>> BEGIN Data entries

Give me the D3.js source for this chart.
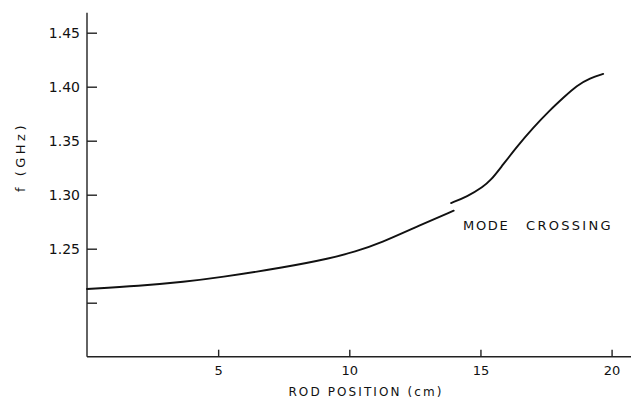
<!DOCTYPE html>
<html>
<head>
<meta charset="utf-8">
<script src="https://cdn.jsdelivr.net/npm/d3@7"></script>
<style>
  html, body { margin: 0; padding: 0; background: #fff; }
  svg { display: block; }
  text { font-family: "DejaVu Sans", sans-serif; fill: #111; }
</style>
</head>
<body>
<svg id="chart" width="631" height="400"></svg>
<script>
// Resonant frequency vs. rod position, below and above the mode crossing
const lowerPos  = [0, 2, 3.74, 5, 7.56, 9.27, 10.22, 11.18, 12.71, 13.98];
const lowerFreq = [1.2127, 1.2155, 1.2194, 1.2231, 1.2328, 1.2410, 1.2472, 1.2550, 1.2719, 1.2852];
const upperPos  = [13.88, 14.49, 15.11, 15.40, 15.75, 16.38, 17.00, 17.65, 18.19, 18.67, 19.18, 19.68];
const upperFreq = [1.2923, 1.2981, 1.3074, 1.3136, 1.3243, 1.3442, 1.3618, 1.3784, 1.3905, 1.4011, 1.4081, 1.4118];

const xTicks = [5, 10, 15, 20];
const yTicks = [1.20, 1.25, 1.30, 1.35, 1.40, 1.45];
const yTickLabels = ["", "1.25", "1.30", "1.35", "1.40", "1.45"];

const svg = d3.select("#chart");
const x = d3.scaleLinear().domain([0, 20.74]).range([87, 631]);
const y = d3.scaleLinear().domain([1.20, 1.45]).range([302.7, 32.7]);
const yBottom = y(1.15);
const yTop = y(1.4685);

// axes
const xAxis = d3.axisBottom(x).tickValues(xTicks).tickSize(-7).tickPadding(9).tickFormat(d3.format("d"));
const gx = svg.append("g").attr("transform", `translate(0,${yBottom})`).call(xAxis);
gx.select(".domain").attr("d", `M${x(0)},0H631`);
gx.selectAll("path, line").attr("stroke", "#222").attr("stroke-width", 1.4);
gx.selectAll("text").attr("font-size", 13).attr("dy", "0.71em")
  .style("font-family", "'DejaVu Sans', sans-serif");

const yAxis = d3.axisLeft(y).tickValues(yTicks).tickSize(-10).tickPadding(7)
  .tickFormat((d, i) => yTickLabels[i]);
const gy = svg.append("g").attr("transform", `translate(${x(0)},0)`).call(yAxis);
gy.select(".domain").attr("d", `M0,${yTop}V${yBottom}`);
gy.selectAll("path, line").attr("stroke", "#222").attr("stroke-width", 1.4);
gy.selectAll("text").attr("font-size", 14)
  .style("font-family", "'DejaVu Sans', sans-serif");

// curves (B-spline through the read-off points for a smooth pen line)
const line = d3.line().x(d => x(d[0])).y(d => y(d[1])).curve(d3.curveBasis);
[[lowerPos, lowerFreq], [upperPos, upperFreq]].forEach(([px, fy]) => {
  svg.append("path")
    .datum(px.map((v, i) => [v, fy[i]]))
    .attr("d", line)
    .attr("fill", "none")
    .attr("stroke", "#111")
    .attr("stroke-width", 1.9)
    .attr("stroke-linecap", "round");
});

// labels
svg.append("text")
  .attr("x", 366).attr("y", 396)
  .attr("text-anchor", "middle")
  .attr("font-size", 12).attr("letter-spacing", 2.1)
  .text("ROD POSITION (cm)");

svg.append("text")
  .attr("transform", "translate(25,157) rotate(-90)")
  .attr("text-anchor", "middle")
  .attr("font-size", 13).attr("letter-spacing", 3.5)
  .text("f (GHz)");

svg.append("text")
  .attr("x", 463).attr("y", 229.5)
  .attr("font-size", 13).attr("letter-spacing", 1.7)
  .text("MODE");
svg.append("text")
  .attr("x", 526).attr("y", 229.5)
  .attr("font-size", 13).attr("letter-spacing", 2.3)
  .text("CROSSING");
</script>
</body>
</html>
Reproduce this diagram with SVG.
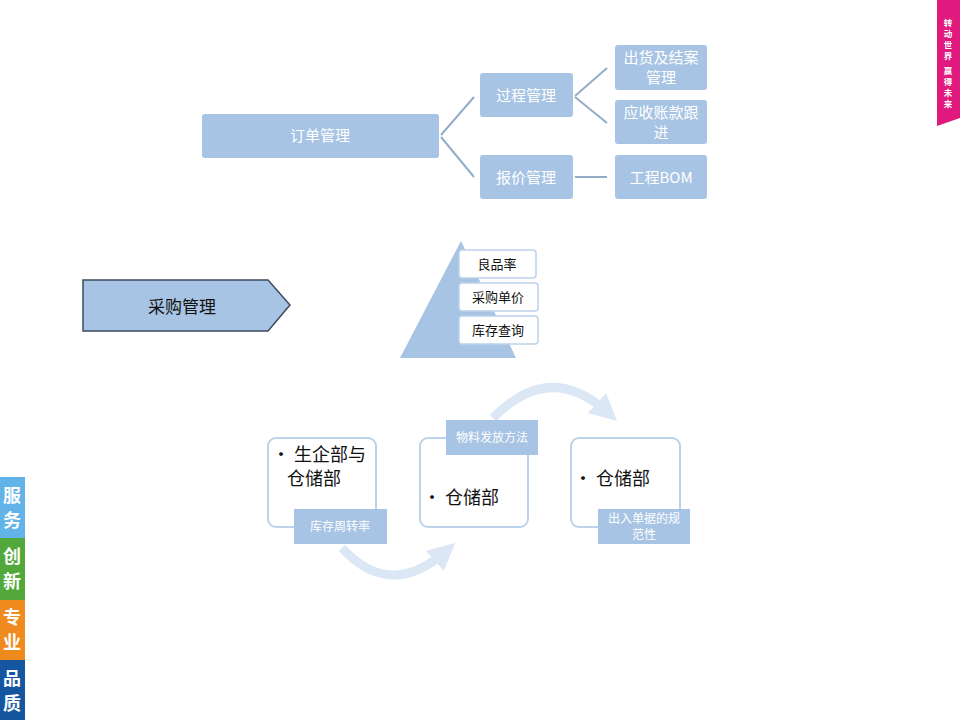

>> END Data entries

» What to work on
Locate the word "chart" in the data above. Copy every line carrying it.

» Expected output
Give me the D3.js source for this chart.
<svg id="chart" width="631" height="400"></svg>
const svg = d3.select("#chart");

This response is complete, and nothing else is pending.